Describe exactly how your connections are physically/wirelessly connected to each other.  As an example, in my house:

ISP Modem (Bridge Mode)
--Asus Router
----Wired:
------Desktop
----Wireless:
------Laptop
------Tablets
------Phones

What I'm getting at is whether both your computers are connected to the same device (albeit one physically and one wirelessly) or if there's something else between one of them and the common link.  It sounds like you have some kind of bigger weird DHCP problem if manual IP assignment screws up WAN connectivity.  Not saying you need to manually assign IPs - I leave all mine dynamic as well - but that could give us a clue of where the problem originates.
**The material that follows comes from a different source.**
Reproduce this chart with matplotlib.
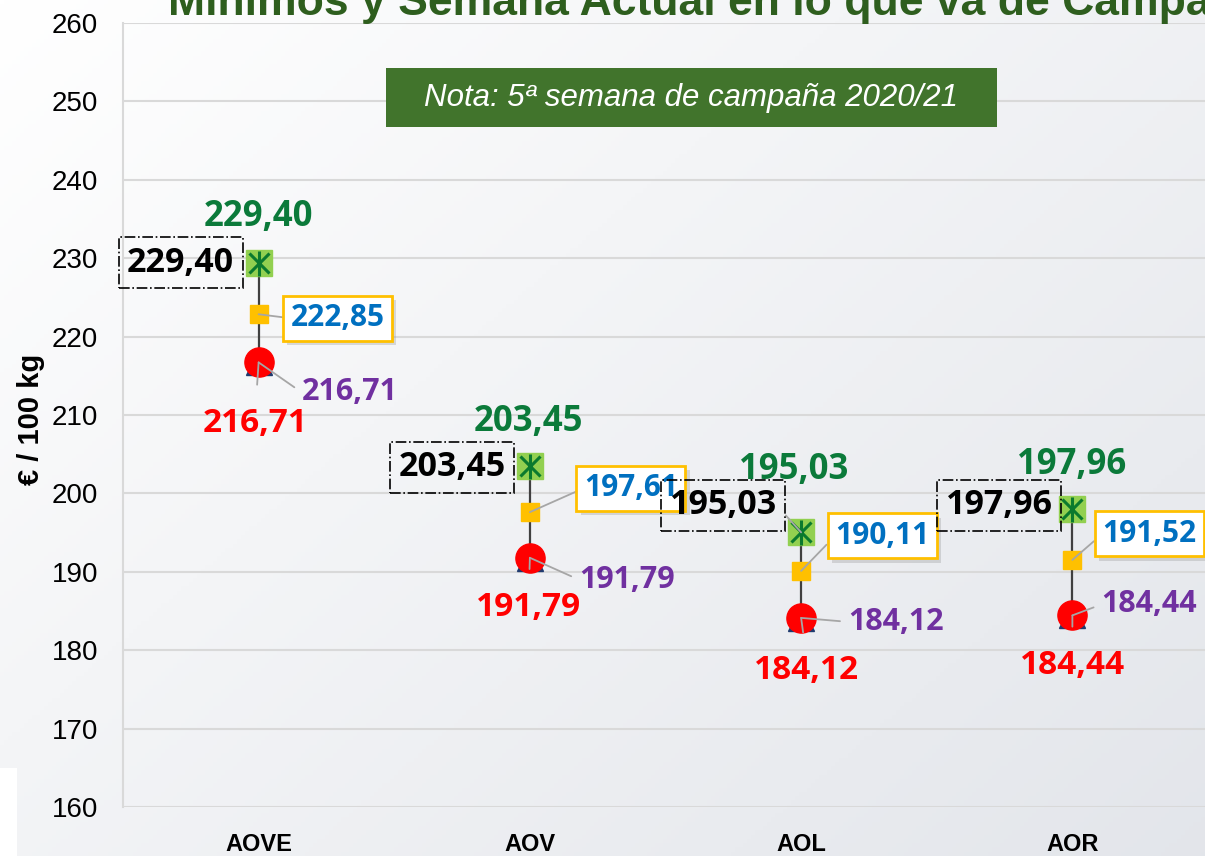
import numpy as np
import matplotlib.pyplot as plt
import matplotlib.patheffects as pe
from matplotlib.patches import Rectangle

categorias = ["AOVE", "AOV", "AOL", "AOR"]
maximos = [229.40, 203.45, 195.03, 197.96]
semana_actual = [222.85, 197.61, 190.11, 191.52]
minimos = [216.71, 191.79, 184.12, 184.44]
y_ticks = [160, 170, 180, 190, 200, 210, 220, 230, 240, 250, 260]

titulo = "Mínimos y Semana Actual en lo que va de Campaña"
nota = "Nota: 5ª semana de campaña 2020/21"

# desplazamientos de las etiquetas en pixeles (x, y hacia arriba)
off_verde = [(0, 46), (-1, 44), (-7, 62), (-1, 44)]
off_negro = [(-78, 0), (-78, -1), (-78, 27), (-73, 4)]
off_azul = [(79, -4), (101, 24), (81, 35), (77, 26)]
off_morado = [(91, -30), (97, -22), (95, -4), (77, 11)]
off_rojo = [(-3, -61), (-1, -50), (5, -53), (0, -50)]


def fmt(v):
    return f"{v:.2f}".replace(".", ",")


plt.rcParams['font.family'] = ['Liberation Sans', 'DejaVu Sans']

W, H = 1205, 856
fig = plt.figure(figsize=(W / 100, H / 100), dpi=100)

# fondo degradado
bg = fig.add_axes([0, 0, 1, 1], zorder=-10)
gx = np.linspace(0, 1, 300)
gy = np.linspace(0, 1, 200)
GX, GY = np.meshgrid(gx, gy)
t = np.clip(0.55 * GX + 0.45 * GY, 0, 1)
c0 = np.array([1.0, 1.0, 1.0])
c1 = np.array([0.89, 0.90, 0.92])
img = c0[None, None, :] * (1 - t[..., None]) + c1[None, None, :] * t[..., None]
bg.imshow(img, extent=[0, 1, 0, 1], aspect='auto', origin='upper')
bg.axis('off')

ax = fig.add_axes([123 / W, 49 / H, 1085 / W, 784 / H])
ax.set_facecolor('none')
x = np.arange(len(categorias))
ax.set_xlim(-0.5, len(categorias) - 0.5)
ax.set_ylim(160, 260)
ax.set_yticks(y_ticks)
ax.grid(axis='y', color='#d9d9d9', lw=1.5, zorder=0)
ax.set_axisbelow(True)
for s in ['top', 'right', 'bottom']:
    ax.spines[s].set_visible(False)
ax.spines['left'].set_color('#d9d9d9')
ax.spines['left'].set_linewidth(1.5)
ax.tick_params(axis='both', length=0)
ax.tick_params(axis='y', labelsize=20, pad=18)
ax.set_xticks(x)
ax.set_xticklabels(categorias, fontsize=17, fontweight='bold')
ax.tick_params(axis='x', pad=19)
ax.set_ylabel("€ / 100 kg", fontsize=21, fontweight='bold')
ax.yaxis.set_label_coords(-0.072, 0.494)

# lineas max-min
ax.vlines(x, minimos, maximos, color='#404040', lw=1.6, zorder=2)

# marcadores
ax.plot(x, minimos, ls='none', marker='^', ms=19, color='#1f3a6e', zorder=3)
ax.plot(x, minimos, ls='none', marker='o', ms=21, color='#ff0000', zorder=4)
ax.plot(x, semana_actual, ls='none', marker='s', ms=13, color='#ffc000', zorder=4)
ax.plot(x, maximos, ls='none', marker='s', ms=19, color='#92d050', zorder=4)
ax.plot(x, maximos, ls='none', marker='x', ms=14, mew=2.2, color='#0b7a2e', zorder=5)
ax.plot(x, maximos, ls='none', marker='|', ms=18, mew=2.2, color='#0b7a2e', zorder=5)

lider = dict(arrowstyle='-', color='#a6a6a6', lw=1.3, shrinkA=0, shrinkB=0)
fuente = ['Open Sans', 'DejaVu Sans']

for i in range(len(categorias)):
    # etiqueta verde encima del maximo
    ax.annotate(fmt(maximos[i]), (x[i], maximos[i]), xytext=off_verde[i],
                textcoords='offset pixels', ha='center', va='center',
                fontsize=25, fontweight='bold', color='#0b7a3a', family=fuente, zorder=6)
    # etiqueta negra con recuadro punto-raya
    ax.annotate(fmt(maximos[i]), (x[i], maximos[i]), xytext=off_negro[i],
                textcoords='offset pixels', ha='center', va='center',
                fontsize=24.5, fontweight='bold', color='black', family=fuente, zorder=6,
                bbox=dict(boxstyle='square,pad=0.25', fc='none', ec='black', lw=1.2, ls='-.'),
                arrowprops=dict(lider, relpos=(1, 0.5)) if off_negro[i][1] > 10 else None)
    # etiqueta azul de la semana actual
    ta = ax.annotate(fmt(semana_actual[i]), (x[i], semana_actual[i]), xytext=off_azul[i],
                     textcoords='offset pixels', ha='center', va='center',
                     fontsize=21.5, fontweight='bold', color='#0070c0', family=fuente, zorder=6,
                     bbox=dict(boxstyle='square,pad=0.25', fc='white', ec='#ffc000', lw=2),
                     arrowprops=dict(lider, relpos=(0, 0.5)))
    ta.get_bbox_patch().set_path_effects([
        pe.SimplePatchShadow(offset=(3, -3), shadow_rgbFace='#909090', alpha=0.3),
        pe.Normal()])
    # etiqueta morada del minimo
    ax.annotate(fmt(minimos[i]), (x[i], minimos[i]), xytext=off_morado[i],
                textcoords='offset pixels', ha='center', va='center',
                fontsize=22, fontweight='bold', color='#7030a0', family=fuente, zorder=6,
                arrowprops=dict(lider, relpos=(0, 0.5), shrinkA=4))
    # etiqueta roja debajo del minimo
    ax.annotate(fmt(minimos[i]), (x[i], minimos[i]), xytext=off_rojo[i],
                textcoords='offset pixels', ha='center', va='center',
                fontsize=24, fontweight='bold', color='#ff0000', family=fuente, zorder=6,
                arrowprops=dict(lider, relpos=(0.5, 1), shrinkA=14))

# nota
fig.patches.append(Rectangle((386 / W, 729 / H), 611 / W, 59 / H, transform=fig.transFigure,
                             fc='#41742c', ec='none', zorder=3))
fig.text(691 / W, (H - 98) / H, nota, ha='center', va='center', fontsize=22.5,
         style='italic', color='white', zorder=4)

# titulo cortado arriba
fig.text(168 / W, 841 / H, titulo, ha='left', va='baseline', fontsize=32,
         fontweight='bold', color='#2e5e1e')

# resto del logo abajo a la izquierda
fig.patches.append(Rectangle((0, 0), 17 / W, 88 / H, transform=fig.transFigure,
                             fc='white', ec='none', zorder=1))

fig.savefig("out.png", dpi=100)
The Ethernet cable is just a temporary test measure.  Sometimes those weird home routers from the ISP actually have bridge mode internally enabled, where IPs are assigned independently to the LAN ports versus the wireless AP - essentially making it a router and a secondary router.  It's a stupid setup, which is why I always recommend that people tell their ISP to set their modem+router to bridge mode and buy a consumer router to control their own network devices (at least for computers/phones/tablet; when it comes to TV/landline/VoIP you usually have to leave it direct-connected to the ISP's device).

Anyway, let me know what your setup looks like and how the wired connection works out.  Travel routers are cheap (you can buy the TPLink nano versions for $30) and you could always set one up temporarily to see if the devices talk to each other properly on their own network.